There's no shortage of gasoline and diesel following Hurricane Sandy, but persistent large-scale power outages are leaving many affected areas with no way to distribute or pump fuel. And those fueling stations where power has been restored are reporting long lines of vehicles attempting to fill empty tanks.
As pointed out by a report posted today by The New York Times, ports and refineries that supply much of the affected region’s gasoline had been shut down ahead of the storm as well as suffered damage from it.
“That disrupted deliveries to gas stations that had power to pump the fuel,” the newspaper noted. “But the bigger problem was that many stations and storage facilities remained without power.”
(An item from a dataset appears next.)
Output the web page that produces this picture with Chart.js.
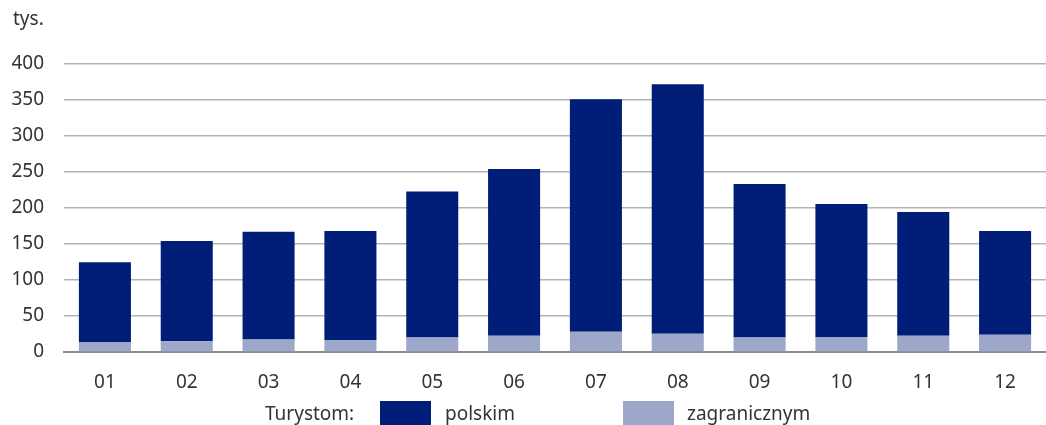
<!DOCTYPE html>
<html lang="pl">
<head>
    <meta charset="UTF-8">
    <title>Turyści według miesięcy</title>
    <script src="https://cdn.jsdelivr.net/npm/chart.js"></script>
    <style>
        body { margin: 0; background: #fff; overflow: hidden; }
        #wrap { position: relative; width: 1046px; height: 425px; font-family: "Noto Sans", sans-serif; color: #333; }
        #unit { position: absolute; left: 13px; top: 5px; font-size: 19px; }
        .lg { position: absolute; top: 400px; font-size: 19px; line-height: 26px; }
        .box { position: absolute; top: 401px; width: 51px; height: 26px; }
    </style>
</head>
<body>
    <div id="wrap">
        <canvas id="chart" width="1046" height="425"></canvas>
        <div id="unit">tys.</div>
        <div class="lg" style="left:265px">Turystom:</div>
        <div class="box" style="left:380px;background:#001e78"></div>
        <div class="lg" style="left:445px">polskim</div>
        <div class="box" style="left:623px;background:#9ca7ca"></div>
        <div class="lg" style="left:687px">zagranicznym</div>
    </div>
    <script>
        // miesiące
        const months = ['01', '02', '03', '04', '05', '06', '07', '08', '09', '10', '11', '12'];
        // turyści zagraniczni (tys.)
        const foreign = [14, 15, 17.5, 16.5, 20, 22.5, 28, 25.5, 20, 21, 22.5, 24];
        // turyści polscy (tys.)
        const polish = [110.5, 139, 149.5, 151.5, 203, 231.5, 323, 346.5, 213.5, 184.5, 172, 144];
        const yTicks = [0, 50, 100, 150, 200, 250, 300, 350, 400];

        const navy = '#001e78';
        const light = '#9ca7ca';
        const font = { family: 'Noto Sans', size: 19 };

        new Chart(document.getElementById('chart'), {
            type: 'bar',
            data: {
                labels: months,
                datasets: [
                    { label: 'zagranicznym', data: foreign, backgroundColor: light },
                    { label: 'polskim', data: polish, backgroundColor: navy }
                ]
            },
            options: {
                responsive: false,
                animation: false,
                layout: { padding: { top: 64, left: 0, right: 0, bottom: 0 } },
                datasets: { bar: { categoryPercentage: 1, barPercentage: 0.636 } },
                plugins: { legend: { display: false }, tooltip: { enabled: false } },
                scales: {
                    x: {
                        stacked: true,
                        grid: { display: false },
                        border: { display: true, color: '#8c8c8c', width: 2 },
                        ticks: { color: '#333', font: font, padding: 11, maxRotation: 0 },
                        afterFit: s => { s.height = 73; }
                    },
                    y: {
                        stacked: true,
                        min: 0,
                        max: 400,
                        afterBuildTicks: s => { s.ticks = yTicks.map(v => ({ value: v })); },
                        grid: {
                            drawTicks: false,
                            color: c => c.tick && c.tick.value === 0 ? 'rgba(0,0,0,0)' : '#b4b4b4',
                            lineWidth: 1.5
                        },
                        border: { display: false },
                        ticks: { color: '#333', font: font, padding: 20 },
                        afterFit: s => { s.width = 64; }
                    }
                }
            }
        });
    </script>
</body>
</html>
Asked about the seeming if localized shortages of motor fuel, Denton Cinquegrana, editor at the Oil Price Information Service (OPIS), told FleetOwner that “there is no supply issues-- there is plenty of gasoline and diesel. The problem is getting it to market. The distribution and logistics system is absolutely snarled right now.
“The impact is most likely going to be short-term,” he continued. “Once power starts to trickle back on, [fueling] stations will return, racks and terminals will get back online etc.”
Cinquegrana noted that fuel prices around the country are apparently not being affected by the Sandy catastrophe.
“Nationwide prices are falling,” he remarked. “And in the Northeast —in New Jersey and New York in particular— they are actually pretty flat” right now.”